Insight and opinion from The National’s editorial leadership
January 23, 2023
It is common for wars to alternate between periods of relative calm and high intensity. This month, it seems as though the war against people smuggling in the Mediterranean is experiencing the latter. A series of unconnected raids and arrests, from Sudan to Bulgaria to the UK, have hit trafficking networks hard.
An operation last week – led by Bulgarian authorities, with support from their Turkish and Serbian counterparts as well as Europol – was a particularly great success. In 624 raids across Europe, police arrested and charged 92 people who are suspected of facilitating the trafficking of hundreds of migrants, often for fees as high as $10,800, from Turkey across the Balkans and into the EU.
On Friday, Tarik Namik, the 45-year-old kingpin of another trafficking network, was arrested in Manchester after arriving on a flight from Istanbul. Namik’s gang allegedly specialises in taking vulnerable migrants across the English Channel, where last year more than 45,000 people illegally crossed from France to the UK in small boats. The UK Home Office estimates that nearly 80 per cent of them were from Afghanistan, Iran, Iraq, Syria and Albania, suggesting that a majority are likely to have travelled at some point through the trafficking routes in Turkey and the Balkans.
A series of unconnected raids and arrests have hit trafficking networks hard
But Eastern Europe is not the only route through which migrants bound for the western part of the continent travel. East Africans make up a minority of Channel-crossing migrants but are frequent targets for traffickers bound for mainland Europe. Their journey, usually in small boats across the Mediterranean, is equally perilous, and is often orchestrated by ringleaders in North Africa. Early this month, police in Sudan, in partnership with the UAE Ministry of Interior and Interpol, arrested Kidane Zekarias Habtemariam, an Eritrean kingpin who ran a huge smuggling network facilitating journeys between Africa and Europe. His gang, authorities say, kidnapped, extorted, abused and even raped migrants for years. In one instance last year, Kidane’s gang held thousands of refugees and migrants in Libyan warehouses, extorting thousands of dollars from them and their families.

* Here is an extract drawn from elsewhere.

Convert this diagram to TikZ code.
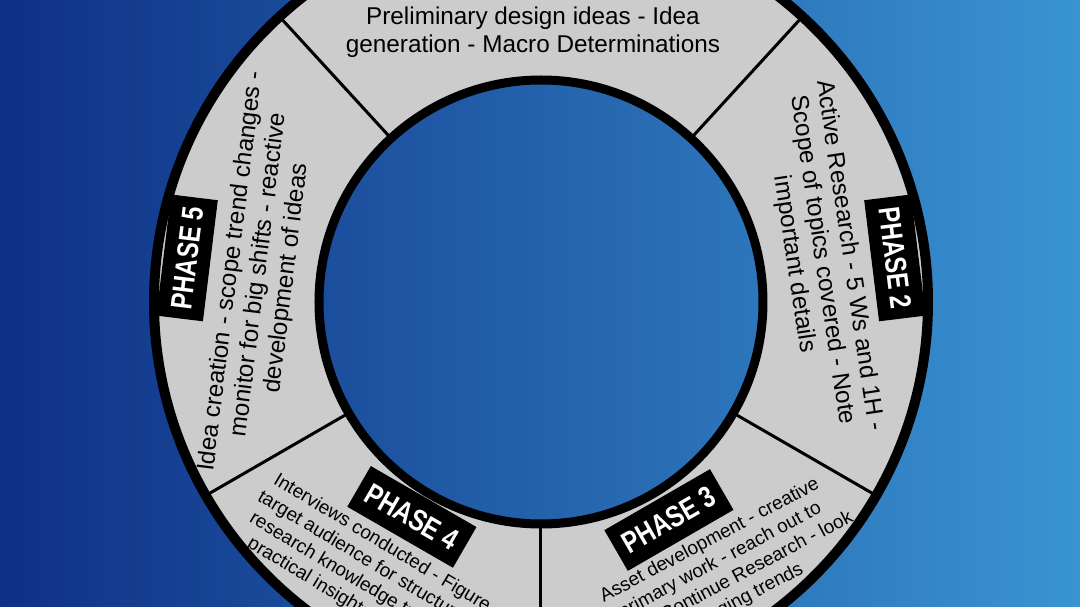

High-profile arrests such as these will undoubtedly boost authorities’ confidence that the momentum is on their side when it comes to busting people-smuggling networks. But they also highlight the scale of the work ahead. Kidane, Namik and others arrested this month are important players, but there remain many more like them across Turkey, the Middle East, North Africa and Europe. Dealing with these individuals will require continued police work, but also more robust policymaking, particularly from European countries, where most of the migrants are headed.

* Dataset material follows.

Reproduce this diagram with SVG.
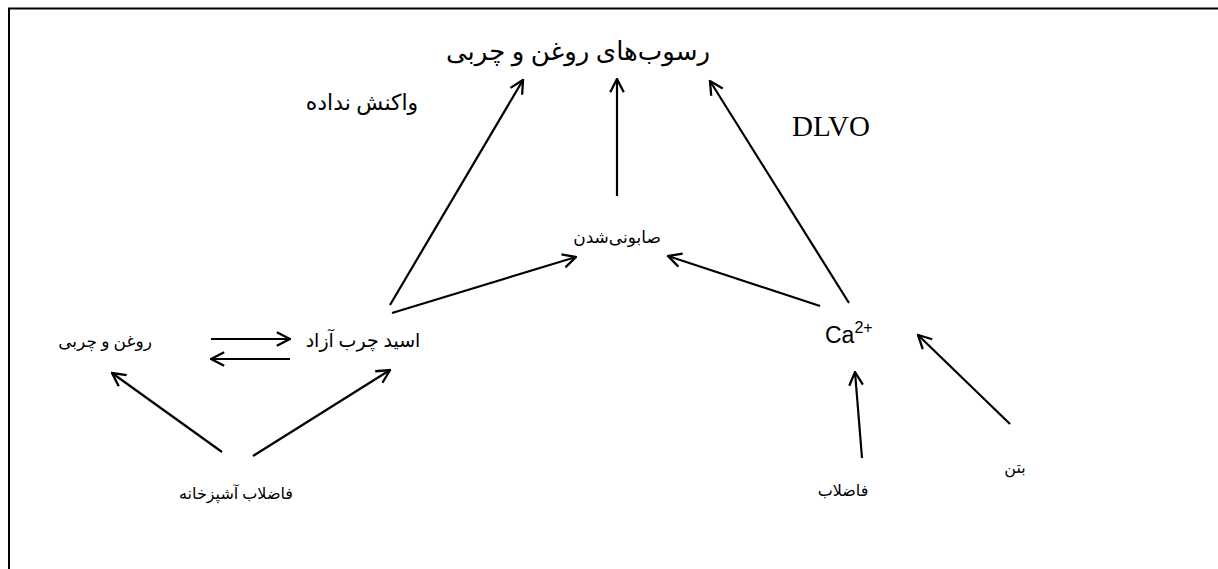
<svg xmlns="http://www.w3.org/2000/svg" width="1218" height="569" viewBox="0 0 1218 569">
<style>
.t{font-family:"Liberation Serif","DejaVu Sans",serif;fill:#000;text-anchor:middle}
.c line{stroke:#000;stroke-width:2.2;fill:none;marker-end:url(#h)}
</style>
<defs>
<marker id="h" viewBox="0 0 20 20" refX="18.5" refY="10" markerWidth="17" markerHeight="17" markerUnits="userSpaceOnUse" orient="auto">
<path d="M3,2 L18.5,10 L3,18" fill="none" stroke="#000" stroke-width="2.7"/>
</marker>
</defs>
<rect width="1218" height="569" fill="#fff"/>
<path d="M9,569 V8.5 H1218" fill="none" stroke="#000" stroke-width="2"/>
<g id="n-title"><text class="t" x="578" y="60" font-size="26" direction="rtl">رسوب‌های روغن و چربی</text></g>
<g id="n-unreacted"><text class="t" x="362" y="110" font-size="22" direction="rtl">واکنش نداده</text></g>
<g id="n-dlvo"><text class="t" x="831" y="136" font-size="29">DLVO</text></g>
<g id="n-sapon"><text class="t" x="617" y="243" font-size="17" direction="rtl">صابونی‌شدن</text></g>
<g id="n-fog"><text class="t" x="105" y="347" font-size="17" direction="rtl">روغن و چربی</text></g>
<g id="n-ffa"><text class="t" x="363" y="347" font-size="19" direction="rtl">اسید چرب آزاد</text></g>
<g id="n-ca"><text x="825" y="343" font-family="'Liberation Sans',Arial,sans-serif" font-size="23">Ca<tspan dy="-10" font-size="16">2+</tspan></text></g>
<g id="n-kitchen"><text class="t" x="236" y="499" font-size="16" direction="rtl">فاضلاب آشپزخانه</text></g>
<g id="n-ww"><text class="t" x="843" y="496" font-size="16" direction="rtl">فاضلاب</text></g>
<g id="n-concrete"><text class="t" x="1015" y="473" font-size="16" direction="rtl">بتن</text></g>
<g id="connectors" class="c">
<line x1="390" y1="305" x2="523" y2="80"/>
<line x1="617" y1="196" x2="617" y2="79"/>
<line x1="849" y1="303" x2="710" y2="81"/>
<line x1="392" y1="313" x2="576" y2="257"/>
<line x1="820" y1="306" x2="668" y2="256"/>
<line x1="211" y1="339" x2="290" y2="339"/>
<line x1="290" y1="359" x2="211" y2="359"/>
<line x1="222" y1="452" x2="112" y2="373"/>
<line x1="253" y1="456" x2="390" y2="370"/>
<line x1="862" y1="458" x2="855" y2="372"/>
<line x1="1010" y1="424" x2="918" y2="335"/>
</g>
</svg>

The experience of the British government, which has had a particularly difficult time stemming the flow of illegal arrivals, is a case in point. While police have allocated significant resources to investigating and arresting people smugglers, repeated failures to reach a deal with neighbouring France to co-operate better on sharing police resources and carrying out joint asylum checks has resulted in the number of crossings increasing. In continental Europe and North Africa, police agencies have worked together rather well when necessary, but some politicians still treat the migration crisis like a domestic political football.
January’s law-enforcement successes have demonstrated that a very different attitude is needed. When national authorities see illegal migration for what it is – a transnational issue that requires transnational co-operation – the greater the chances of achieving concrete wins.